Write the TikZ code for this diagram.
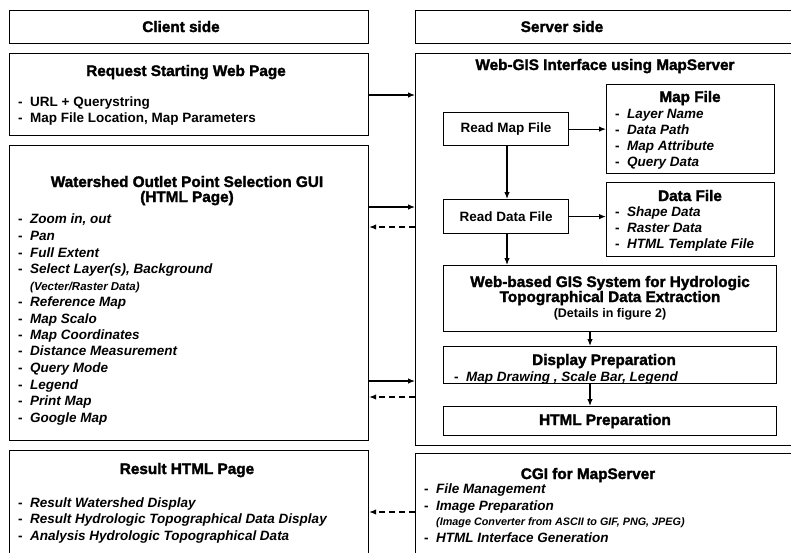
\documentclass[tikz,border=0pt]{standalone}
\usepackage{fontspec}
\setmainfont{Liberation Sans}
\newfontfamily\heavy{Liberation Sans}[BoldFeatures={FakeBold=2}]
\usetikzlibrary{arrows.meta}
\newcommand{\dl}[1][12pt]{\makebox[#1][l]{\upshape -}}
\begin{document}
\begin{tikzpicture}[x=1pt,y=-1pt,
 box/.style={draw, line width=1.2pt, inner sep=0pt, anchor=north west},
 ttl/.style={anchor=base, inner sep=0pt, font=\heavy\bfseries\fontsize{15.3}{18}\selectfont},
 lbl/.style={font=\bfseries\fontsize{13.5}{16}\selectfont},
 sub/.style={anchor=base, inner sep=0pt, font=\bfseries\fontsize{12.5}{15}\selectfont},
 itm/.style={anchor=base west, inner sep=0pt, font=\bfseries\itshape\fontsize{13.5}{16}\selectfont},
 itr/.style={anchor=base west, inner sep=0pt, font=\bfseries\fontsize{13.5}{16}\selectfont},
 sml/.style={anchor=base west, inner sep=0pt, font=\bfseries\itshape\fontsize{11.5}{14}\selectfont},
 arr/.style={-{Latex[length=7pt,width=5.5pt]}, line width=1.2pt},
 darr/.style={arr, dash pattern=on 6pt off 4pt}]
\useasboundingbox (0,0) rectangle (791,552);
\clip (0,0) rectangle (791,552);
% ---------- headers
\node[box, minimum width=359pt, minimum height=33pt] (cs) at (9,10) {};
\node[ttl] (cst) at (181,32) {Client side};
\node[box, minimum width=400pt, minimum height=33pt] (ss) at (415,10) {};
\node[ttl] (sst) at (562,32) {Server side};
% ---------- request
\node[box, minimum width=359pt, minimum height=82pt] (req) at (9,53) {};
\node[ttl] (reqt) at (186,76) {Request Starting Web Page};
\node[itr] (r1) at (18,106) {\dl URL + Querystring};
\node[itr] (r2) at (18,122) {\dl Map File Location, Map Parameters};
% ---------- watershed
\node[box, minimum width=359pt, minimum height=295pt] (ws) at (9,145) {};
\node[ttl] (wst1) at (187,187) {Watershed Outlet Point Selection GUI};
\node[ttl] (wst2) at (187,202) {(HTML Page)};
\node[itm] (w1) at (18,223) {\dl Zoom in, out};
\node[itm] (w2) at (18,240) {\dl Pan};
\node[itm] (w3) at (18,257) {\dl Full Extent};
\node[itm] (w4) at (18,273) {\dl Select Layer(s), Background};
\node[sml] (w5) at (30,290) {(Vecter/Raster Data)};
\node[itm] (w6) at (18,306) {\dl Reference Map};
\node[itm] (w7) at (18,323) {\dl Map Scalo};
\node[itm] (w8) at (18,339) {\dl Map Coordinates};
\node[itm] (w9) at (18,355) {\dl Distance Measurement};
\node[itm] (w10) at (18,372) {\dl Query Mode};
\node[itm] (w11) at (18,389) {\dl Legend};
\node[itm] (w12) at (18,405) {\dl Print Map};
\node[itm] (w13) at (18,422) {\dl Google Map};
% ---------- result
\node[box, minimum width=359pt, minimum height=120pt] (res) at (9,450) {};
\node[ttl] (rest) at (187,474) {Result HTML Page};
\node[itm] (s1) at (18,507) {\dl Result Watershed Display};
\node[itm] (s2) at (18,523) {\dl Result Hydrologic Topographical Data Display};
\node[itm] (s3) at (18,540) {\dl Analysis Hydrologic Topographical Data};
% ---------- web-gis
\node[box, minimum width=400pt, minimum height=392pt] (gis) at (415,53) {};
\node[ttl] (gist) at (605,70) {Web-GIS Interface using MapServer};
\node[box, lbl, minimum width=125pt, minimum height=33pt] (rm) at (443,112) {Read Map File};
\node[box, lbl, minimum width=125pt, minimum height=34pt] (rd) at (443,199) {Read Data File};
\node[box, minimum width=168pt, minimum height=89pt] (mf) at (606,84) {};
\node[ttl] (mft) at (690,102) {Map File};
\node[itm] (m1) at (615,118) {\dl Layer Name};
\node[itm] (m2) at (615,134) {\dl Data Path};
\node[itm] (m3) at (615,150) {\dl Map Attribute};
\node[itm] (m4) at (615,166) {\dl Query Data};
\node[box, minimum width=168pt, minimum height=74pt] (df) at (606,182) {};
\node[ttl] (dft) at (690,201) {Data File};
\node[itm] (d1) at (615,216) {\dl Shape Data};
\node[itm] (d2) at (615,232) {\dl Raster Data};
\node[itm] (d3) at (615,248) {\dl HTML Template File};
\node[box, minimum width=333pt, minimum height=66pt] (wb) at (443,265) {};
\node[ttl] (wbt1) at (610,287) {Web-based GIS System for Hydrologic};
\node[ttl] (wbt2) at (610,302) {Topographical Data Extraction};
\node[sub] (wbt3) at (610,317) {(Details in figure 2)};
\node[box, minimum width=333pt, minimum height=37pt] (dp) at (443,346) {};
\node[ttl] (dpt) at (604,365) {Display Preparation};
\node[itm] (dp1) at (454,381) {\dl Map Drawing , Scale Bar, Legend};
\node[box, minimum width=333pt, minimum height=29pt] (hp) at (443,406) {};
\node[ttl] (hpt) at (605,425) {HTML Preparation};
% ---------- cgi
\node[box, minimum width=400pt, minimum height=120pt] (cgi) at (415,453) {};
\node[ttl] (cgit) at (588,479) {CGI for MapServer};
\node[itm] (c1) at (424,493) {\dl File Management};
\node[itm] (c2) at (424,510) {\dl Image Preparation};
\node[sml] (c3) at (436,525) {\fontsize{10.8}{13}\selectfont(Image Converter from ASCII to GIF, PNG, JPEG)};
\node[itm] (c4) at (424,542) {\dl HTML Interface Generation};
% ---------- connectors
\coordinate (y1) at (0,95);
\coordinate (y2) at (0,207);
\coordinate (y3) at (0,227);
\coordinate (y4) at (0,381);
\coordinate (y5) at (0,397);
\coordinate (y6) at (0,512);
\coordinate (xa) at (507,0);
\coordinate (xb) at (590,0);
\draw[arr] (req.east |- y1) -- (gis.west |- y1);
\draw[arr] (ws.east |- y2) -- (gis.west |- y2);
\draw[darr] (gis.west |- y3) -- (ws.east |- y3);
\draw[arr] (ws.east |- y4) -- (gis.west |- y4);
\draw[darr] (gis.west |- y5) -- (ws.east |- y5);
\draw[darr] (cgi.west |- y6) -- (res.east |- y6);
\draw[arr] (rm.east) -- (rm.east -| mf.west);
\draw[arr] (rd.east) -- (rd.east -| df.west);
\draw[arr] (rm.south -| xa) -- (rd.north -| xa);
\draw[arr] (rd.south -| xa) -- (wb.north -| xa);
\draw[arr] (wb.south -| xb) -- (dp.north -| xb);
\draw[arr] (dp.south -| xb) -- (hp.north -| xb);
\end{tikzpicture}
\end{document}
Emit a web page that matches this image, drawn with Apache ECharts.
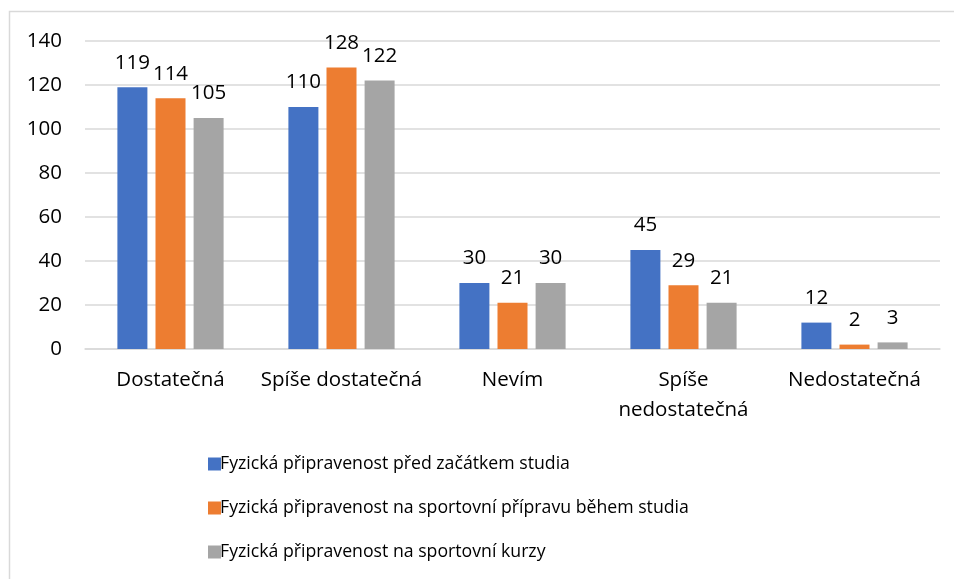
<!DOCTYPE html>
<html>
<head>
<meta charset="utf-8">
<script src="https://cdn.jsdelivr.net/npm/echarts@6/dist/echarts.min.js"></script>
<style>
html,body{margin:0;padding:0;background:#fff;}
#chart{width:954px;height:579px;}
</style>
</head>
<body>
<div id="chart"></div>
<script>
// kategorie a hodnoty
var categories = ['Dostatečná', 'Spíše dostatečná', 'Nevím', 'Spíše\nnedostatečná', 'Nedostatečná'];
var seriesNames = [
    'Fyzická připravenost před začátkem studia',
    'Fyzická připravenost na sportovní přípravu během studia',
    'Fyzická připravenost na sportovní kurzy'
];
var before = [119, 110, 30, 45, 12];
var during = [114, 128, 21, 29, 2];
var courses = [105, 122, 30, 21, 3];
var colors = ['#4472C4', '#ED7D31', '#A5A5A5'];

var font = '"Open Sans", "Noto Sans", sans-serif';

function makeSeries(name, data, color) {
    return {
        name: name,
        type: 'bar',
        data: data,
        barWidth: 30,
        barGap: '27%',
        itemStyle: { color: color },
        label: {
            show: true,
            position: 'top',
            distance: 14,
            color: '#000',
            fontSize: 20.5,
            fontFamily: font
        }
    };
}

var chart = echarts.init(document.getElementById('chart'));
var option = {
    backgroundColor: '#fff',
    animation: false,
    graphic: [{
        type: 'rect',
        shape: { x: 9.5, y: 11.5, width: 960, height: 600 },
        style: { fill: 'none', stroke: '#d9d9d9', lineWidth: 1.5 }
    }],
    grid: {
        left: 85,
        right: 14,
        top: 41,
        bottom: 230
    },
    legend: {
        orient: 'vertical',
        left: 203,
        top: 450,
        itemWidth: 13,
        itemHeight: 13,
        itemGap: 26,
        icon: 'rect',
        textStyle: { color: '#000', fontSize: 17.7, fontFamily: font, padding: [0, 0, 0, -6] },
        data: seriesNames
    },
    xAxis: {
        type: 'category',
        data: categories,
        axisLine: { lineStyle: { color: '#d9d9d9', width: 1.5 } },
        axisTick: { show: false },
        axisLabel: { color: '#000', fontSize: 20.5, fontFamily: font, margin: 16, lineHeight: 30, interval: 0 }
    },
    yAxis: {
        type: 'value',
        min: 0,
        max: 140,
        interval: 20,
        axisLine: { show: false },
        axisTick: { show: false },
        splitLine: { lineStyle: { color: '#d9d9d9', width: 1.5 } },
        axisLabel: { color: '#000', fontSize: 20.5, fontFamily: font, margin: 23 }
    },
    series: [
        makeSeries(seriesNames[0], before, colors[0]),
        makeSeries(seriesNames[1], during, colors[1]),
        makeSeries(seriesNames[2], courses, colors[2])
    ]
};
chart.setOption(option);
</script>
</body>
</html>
-- -- --
* **What the exercise asks**
Output word for word the lines running from the one containing "Emit a web page" to the one containing "var colors = ['#4472C4', '#ED7D31', '#A5A5A5'];", both included, leaving out the pictures.

* **Solution for this problem**
Emit a web page that matches this image, drawn with Apache ECharts.
<!DOCTYPE html>
<html>
<head>
<meta charset="utf-8">
<script src="https://cdn.jsdelivr.net/npm/echarts@6/dist/echarts.min.js"></script>
<style>
html,body{margin:0;padding:0;background:#fff;}
#chart{width:954px;height:579px;}
</style>
</head>
<body>
<div id="chart"></div>
<script>
// kategorie a hodnoty
var categories = ['Dostatečná', 'Spíše dostatečná', 'Nevím', 'Spíše\nnedostatečná', 'Nedostatečná'];
var seriesNames = [
    'Fyzická připravenost před začátkem studia',
    'Fyzická připravenost na sportovní přípravu během studia',
    'Fyzická připravenost na sportovní kurzy'
];
var before = [119, 110, 30, 45, 12];
var during = [114, 128, 21, 29, 2];
var courses = [105, 122, 30, 21, 3];
var colors = ['#4472C4', '#ED7D31', '#A5A5A5'];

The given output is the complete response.